TASK INPUTS

-------------------------

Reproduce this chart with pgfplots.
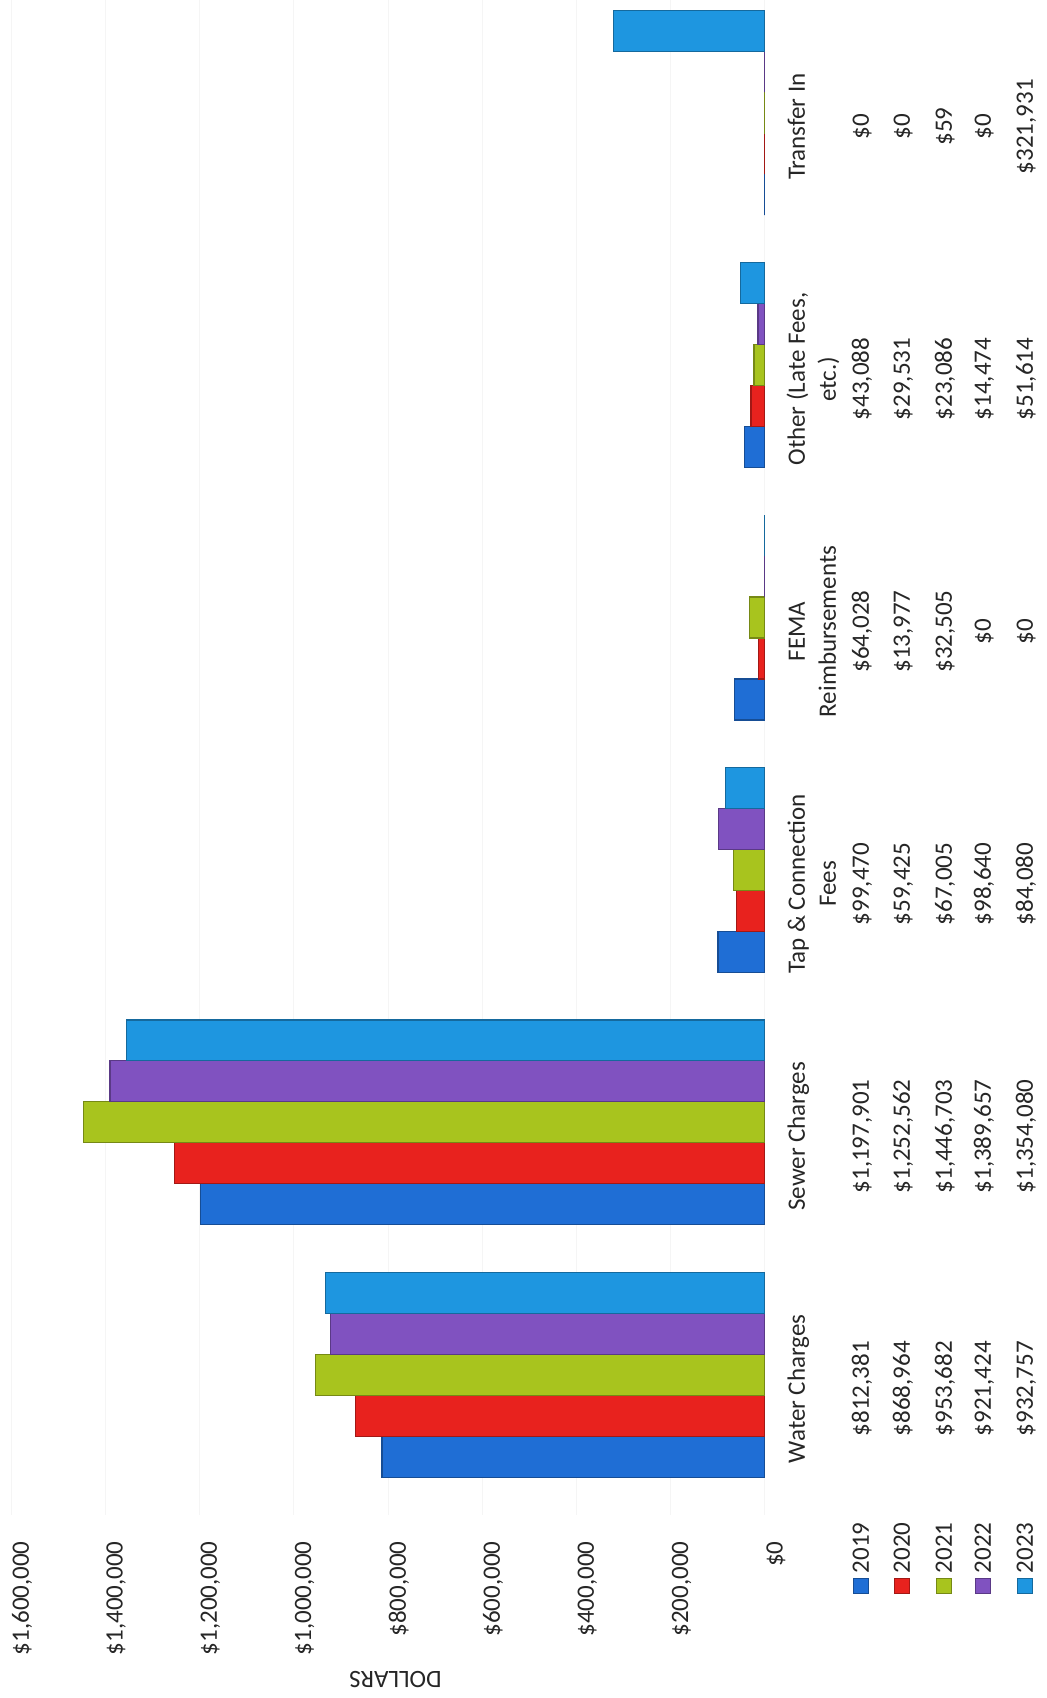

-------------------------

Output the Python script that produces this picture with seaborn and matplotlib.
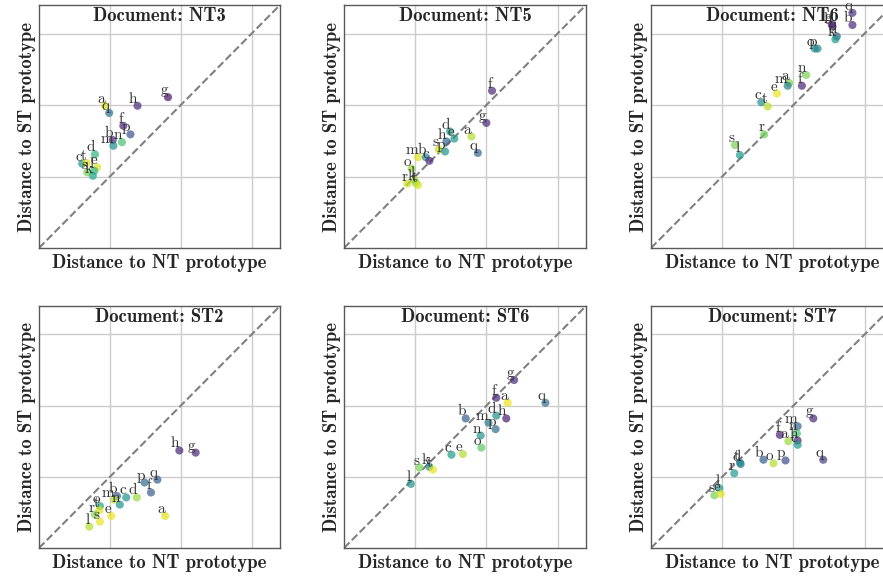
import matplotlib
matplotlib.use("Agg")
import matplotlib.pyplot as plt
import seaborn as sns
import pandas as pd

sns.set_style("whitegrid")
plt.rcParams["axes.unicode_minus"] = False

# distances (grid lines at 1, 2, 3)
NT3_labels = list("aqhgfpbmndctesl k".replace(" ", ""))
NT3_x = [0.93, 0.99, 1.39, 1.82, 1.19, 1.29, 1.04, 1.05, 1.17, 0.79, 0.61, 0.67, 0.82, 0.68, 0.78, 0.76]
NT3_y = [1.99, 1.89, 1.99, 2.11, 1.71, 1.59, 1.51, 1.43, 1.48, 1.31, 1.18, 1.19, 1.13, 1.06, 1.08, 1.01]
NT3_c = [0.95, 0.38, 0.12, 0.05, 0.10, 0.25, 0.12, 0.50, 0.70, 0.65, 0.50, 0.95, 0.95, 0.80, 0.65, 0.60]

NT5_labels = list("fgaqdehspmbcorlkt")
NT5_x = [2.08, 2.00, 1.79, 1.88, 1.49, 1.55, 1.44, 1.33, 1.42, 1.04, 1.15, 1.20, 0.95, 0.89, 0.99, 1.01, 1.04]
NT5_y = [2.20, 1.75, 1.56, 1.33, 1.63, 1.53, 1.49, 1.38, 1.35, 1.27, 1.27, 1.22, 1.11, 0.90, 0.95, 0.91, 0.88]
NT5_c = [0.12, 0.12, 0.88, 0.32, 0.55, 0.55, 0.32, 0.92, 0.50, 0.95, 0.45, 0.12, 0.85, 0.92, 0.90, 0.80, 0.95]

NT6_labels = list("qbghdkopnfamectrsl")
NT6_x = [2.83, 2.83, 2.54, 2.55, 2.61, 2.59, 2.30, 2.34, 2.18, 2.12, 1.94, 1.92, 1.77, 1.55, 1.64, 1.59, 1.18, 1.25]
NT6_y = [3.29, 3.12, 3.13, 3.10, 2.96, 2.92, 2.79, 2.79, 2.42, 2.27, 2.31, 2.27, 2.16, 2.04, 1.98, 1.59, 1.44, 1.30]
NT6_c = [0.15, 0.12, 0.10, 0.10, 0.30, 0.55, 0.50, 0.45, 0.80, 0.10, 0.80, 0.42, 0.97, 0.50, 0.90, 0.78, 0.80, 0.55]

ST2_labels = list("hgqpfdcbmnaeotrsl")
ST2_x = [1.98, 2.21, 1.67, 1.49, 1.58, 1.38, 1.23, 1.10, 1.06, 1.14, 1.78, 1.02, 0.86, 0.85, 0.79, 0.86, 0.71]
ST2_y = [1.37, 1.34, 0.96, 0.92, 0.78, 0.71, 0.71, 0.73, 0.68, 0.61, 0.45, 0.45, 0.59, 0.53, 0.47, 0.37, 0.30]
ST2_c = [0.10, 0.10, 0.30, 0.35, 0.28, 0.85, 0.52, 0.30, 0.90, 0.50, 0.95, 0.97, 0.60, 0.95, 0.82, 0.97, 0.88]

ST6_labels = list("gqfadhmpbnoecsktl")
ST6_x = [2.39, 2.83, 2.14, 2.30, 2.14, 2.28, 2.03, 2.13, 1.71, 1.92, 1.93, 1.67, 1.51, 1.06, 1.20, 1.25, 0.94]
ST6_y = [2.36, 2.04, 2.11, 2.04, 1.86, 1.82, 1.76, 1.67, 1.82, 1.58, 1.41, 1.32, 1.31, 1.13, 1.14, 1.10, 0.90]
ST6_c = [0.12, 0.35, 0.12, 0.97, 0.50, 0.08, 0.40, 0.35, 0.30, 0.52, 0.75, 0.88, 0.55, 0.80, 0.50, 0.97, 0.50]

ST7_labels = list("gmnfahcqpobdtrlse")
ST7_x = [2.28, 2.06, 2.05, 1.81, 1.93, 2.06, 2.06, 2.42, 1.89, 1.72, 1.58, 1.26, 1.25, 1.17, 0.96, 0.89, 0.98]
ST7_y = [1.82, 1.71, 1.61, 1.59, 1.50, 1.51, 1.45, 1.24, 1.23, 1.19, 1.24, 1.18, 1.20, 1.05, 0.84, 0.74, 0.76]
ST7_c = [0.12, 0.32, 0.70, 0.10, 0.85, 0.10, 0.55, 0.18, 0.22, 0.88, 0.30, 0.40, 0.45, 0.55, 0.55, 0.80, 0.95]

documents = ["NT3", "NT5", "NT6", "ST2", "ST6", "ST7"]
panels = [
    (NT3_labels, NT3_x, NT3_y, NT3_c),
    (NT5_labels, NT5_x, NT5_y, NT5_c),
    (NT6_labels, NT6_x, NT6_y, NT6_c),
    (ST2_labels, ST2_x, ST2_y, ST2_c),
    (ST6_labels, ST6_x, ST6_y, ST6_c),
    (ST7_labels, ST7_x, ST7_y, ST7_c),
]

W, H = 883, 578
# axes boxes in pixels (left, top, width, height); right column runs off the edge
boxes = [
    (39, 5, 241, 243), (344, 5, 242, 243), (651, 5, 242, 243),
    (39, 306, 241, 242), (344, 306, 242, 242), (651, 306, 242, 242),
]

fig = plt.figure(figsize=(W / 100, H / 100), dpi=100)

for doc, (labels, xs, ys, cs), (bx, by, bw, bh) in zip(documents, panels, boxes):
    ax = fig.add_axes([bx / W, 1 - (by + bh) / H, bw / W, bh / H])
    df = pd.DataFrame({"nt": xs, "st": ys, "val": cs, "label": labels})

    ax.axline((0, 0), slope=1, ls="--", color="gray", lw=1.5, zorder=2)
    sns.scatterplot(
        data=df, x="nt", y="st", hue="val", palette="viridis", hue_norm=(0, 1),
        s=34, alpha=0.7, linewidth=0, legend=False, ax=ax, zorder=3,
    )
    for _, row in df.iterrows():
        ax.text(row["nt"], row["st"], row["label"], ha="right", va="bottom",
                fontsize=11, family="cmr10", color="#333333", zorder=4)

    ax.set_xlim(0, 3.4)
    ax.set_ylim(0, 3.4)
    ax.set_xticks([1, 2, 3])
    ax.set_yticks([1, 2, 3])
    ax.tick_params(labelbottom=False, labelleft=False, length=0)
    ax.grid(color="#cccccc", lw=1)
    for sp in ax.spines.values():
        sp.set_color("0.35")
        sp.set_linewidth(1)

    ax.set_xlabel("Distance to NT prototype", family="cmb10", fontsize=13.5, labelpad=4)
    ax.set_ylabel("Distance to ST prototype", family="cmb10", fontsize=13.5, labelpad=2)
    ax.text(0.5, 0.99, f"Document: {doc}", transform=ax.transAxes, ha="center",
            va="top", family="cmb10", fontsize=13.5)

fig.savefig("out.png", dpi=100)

-------------------------

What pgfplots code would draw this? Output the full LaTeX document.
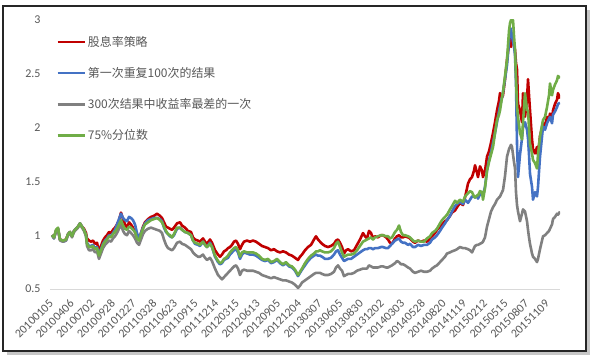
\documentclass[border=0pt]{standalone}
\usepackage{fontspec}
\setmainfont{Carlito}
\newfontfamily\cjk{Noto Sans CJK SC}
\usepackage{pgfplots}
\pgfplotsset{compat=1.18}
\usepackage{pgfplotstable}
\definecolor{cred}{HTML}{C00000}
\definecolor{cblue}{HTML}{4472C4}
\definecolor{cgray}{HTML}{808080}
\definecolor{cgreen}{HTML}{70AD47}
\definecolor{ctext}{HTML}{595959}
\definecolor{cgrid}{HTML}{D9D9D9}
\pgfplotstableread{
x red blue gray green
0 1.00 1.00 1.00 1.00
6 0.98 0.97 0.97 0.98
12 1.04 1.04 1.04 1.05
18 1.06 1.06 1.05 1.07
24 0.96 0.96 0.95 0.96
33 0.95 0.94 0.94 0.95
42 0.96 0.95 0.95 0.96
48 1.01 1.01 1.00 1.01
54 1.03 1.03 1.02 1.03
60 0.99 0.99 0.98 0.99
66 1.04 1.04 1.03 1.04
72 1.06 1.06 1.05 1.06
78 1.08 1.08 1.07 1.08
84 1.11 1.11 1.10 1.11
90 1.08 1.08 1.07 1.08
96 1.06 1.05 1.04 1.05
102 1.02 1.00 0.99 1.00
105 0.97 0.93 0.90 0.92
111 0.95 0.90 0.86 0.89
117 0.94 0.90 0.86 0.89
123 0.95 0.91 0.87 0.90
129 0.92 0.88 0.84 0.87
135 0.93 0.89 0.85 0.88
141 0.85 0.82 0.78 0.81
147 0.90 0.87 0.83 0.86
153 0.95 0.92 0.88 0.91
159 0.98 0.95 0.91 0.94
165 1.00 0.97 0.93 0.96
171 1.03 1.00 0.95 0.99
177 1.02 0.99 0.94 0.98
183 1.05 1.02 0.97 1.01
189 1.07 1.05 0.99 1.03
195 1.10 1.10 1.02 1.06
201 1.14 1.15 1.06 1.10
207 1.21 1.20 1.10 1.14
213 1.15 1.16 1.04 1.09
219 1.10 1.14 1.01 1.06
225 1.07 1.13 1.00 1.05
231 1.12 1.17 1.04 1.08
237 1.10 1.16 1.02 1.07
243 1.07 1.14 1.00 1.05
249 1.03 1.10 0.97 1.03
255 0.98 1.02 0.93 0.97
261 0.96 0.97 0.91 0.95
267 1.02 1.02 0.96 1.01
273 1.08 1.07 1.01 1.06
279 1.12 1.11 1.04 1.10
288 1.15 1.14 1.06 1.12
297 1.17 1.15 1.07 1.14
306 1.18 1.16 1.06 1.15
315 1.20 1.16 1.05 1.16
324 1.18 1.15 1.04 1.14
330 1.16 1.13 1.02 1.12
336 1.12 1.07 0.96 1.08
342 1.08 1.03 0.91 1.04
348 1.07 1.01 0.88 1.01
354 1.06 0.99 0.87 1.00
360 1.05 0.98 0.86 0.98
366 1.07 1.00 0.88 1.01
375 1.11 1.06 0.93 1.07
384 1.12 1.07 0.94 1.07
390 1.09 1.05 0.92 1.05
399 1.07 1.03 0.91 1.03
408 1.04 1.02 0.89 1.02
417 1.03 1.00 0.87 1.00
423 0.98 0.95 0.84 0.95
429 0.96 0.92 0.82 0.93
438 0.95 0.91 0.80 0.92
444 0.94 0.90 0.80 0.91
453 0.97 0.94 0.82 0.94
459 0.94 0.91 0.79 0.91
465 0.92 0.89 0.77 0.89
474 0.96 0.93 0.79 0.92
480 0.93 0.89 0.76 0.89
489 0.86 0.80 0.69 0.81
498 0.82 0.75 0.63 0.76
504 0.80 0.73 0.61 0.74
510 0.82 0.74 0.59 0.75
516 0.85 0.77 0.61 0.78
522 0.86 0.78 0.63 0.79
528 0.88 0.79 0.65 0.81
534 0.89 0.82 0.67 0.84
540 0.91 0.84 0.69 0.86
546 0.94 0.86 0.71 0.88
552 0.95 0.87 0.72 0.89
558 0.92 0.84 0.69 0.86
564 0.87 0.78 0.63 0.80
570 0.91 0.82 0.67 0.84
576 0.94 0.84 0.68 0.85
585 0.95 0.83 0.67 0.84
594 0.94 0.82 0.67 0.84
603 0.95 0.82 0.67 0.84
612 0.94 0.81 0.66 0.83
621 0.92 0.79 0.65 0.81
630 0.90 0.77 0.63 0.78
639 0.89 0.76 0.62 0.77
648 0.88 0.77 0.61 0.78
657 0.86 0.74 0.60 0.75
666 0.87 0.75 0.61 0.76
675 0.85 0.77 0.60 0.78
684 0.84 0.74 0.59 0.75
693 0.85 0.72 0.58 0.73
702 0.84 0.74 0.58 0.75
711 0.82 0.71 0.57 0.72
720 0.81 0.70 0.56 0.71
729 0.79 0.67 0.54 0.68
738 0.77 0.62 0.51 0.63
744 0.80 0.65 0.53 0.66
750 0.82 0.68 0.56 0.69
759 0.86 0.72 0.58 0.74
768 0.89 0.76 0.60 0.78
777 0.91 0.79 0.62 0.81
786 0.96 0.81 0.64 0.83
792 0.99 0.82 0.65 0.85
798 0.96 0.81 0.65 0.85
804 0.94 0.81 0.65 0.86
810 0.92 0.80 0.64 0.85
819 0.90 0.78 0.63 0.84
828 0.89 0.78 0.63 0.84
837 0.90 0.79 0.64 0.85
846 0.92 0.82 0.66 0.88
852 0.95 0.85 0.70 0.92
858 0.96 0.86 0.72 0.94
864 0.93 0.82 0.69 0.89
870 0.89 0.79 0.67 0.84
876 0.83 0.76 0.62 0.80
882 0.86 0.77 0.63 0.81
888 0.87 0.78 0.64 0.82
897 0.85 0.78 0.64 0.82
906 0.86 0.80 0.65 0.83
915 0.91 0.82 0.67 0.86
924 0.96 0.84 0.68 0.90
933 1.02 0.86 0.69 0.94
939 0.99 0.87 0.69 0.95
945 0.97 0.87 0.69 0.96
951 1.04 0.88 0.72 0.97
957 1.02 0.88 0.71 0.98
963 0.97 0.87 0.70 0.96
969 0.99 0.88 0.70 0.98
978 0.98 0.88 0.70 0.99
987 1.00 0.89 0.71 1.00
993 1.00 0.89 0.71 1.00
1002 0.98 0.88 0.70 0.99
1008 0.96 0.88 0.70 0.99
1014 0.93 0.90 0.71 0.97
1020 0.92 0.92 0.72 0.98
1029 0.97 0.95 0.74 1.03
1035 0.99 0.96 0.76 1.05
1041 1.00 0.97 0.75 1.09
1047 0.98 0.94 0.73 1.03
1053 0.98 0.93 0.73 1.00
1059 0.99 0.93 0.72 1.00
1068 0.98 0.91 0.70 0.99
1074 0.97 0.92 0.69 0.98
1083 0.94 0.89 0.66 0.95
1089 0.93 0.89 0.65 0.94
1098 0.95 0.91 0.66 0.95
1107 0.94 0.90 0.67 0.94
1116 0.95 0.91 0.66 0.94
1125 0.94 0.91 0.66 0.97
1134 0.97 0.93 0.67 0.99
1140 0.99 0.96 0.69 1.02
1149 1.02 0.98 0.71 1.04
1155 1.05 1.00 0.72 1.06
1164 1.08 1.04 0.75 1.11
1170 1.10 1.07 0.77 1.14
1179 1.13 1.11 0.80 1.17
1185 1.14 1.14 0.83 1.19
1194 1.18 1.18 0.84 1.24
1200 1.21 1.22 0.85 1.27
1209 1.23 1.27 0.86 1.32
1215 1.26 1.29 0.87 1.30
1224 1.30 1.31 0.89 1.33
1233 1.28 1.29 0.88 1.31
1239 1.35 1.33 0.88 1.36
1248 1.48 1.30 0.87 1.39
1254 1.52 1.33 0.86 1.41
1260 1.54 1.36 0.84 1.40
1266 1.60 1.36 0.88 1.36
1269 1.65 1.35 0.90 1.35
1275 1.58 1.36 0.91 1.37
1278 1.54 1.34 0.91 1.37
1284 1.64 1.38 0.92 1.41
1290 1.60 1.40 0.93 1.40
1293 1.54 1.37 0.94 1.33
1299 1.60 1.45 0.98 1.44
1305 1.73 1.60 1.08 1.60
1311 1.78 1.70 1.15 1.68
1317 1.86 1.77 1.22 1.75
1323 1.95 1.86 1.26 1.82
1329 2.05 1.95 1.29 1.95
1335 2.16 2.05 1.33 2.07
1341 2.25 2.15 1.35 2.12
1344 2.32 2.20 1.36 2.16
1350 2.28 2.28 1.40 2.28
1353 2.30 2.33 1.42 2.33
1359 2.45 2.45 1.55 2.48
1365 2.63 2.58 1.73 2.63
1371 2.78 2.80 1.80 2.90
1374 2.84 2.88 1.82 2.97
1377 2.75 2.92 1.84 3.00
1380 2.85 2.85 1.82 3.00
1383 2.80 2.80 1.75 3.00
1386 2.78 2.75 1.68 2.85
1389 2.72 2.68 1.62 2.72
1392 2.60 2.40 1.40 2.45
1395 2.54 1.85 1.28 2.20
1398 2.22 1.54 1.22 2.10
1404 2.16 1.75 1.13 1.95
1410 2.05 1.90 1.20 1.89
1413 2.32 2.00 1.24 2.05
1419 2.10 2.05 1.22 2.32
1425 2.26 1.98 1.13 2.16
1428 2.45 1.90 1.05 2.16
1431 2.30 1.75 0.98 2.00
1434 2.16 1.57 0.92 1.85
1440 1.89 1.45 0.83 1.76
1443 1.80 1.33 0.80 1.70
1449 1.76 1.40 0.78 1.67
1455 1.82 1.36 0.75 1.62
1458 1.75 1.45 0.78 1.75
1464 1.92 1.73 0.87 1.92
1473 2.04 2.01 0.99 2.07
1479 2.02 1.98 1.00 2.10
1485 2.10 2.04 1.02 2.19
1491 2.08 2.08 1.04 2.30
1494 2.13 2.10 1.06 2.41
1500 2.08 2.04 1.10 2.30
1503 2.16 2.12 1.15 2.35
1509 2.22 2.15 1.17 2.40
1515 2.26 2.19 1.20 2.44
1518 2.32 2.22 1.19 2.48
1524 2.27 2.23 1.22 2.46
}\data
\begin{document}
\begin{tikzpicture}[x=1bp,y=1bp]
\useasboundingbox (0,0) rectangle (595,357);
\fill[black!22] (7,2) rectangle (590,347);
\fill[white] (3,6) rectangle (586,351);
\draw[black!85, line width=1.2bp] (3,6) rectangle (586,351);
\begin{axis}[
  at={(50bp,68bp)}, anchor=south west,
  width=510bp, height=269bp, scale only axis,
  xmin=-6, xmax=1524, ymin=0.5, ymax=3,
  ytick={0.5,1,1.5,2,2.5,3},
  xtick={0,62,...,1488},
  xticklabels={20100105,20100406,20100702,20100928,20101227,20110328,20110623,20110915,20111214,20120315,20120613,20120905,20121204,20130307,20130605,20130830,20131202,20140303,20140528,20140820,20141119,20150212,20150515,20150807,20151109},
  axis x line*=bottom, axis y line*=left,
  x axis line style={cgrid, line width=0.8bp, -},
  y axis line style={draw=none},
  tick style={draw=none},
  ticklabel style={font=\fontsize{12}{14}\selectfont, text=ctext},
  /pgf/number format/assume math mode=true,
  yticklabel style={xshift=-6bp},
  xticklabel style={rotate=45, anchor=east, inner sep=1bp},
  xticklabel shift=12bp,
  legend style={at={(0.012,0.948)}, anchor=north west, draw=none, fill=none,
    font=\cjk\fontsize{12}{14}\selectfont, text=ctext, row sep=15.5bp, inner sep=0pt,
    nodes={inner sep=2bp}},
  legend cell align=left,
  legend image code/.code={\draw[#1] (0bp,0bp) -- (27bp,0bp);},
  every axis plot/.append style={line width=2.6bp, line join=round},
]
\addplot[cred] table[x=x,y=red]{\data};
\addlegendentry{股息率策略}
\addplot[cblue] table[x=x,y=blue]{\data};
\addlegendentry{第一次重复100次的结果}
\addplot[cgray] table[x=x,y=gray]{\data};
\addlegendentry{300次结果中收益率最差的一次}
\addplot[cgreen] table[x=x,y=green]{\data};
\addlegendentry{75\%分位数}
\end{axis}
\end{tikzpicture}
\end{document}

-------------------------

SHORT PROBLEM
Word for word, retype the lines in the entries above that run from the one with "Output the Python" through the one with "import pandas as pd". Both ends count; pictures do not.

EXERCISE OUTPUT
Output the Python script that produces this picture with seaborn and matplotlib.
import matplotlib
matplotlib.use("Agg")
import matplotlib.pyplot as plt
import seaborn as sns
import pandas as pd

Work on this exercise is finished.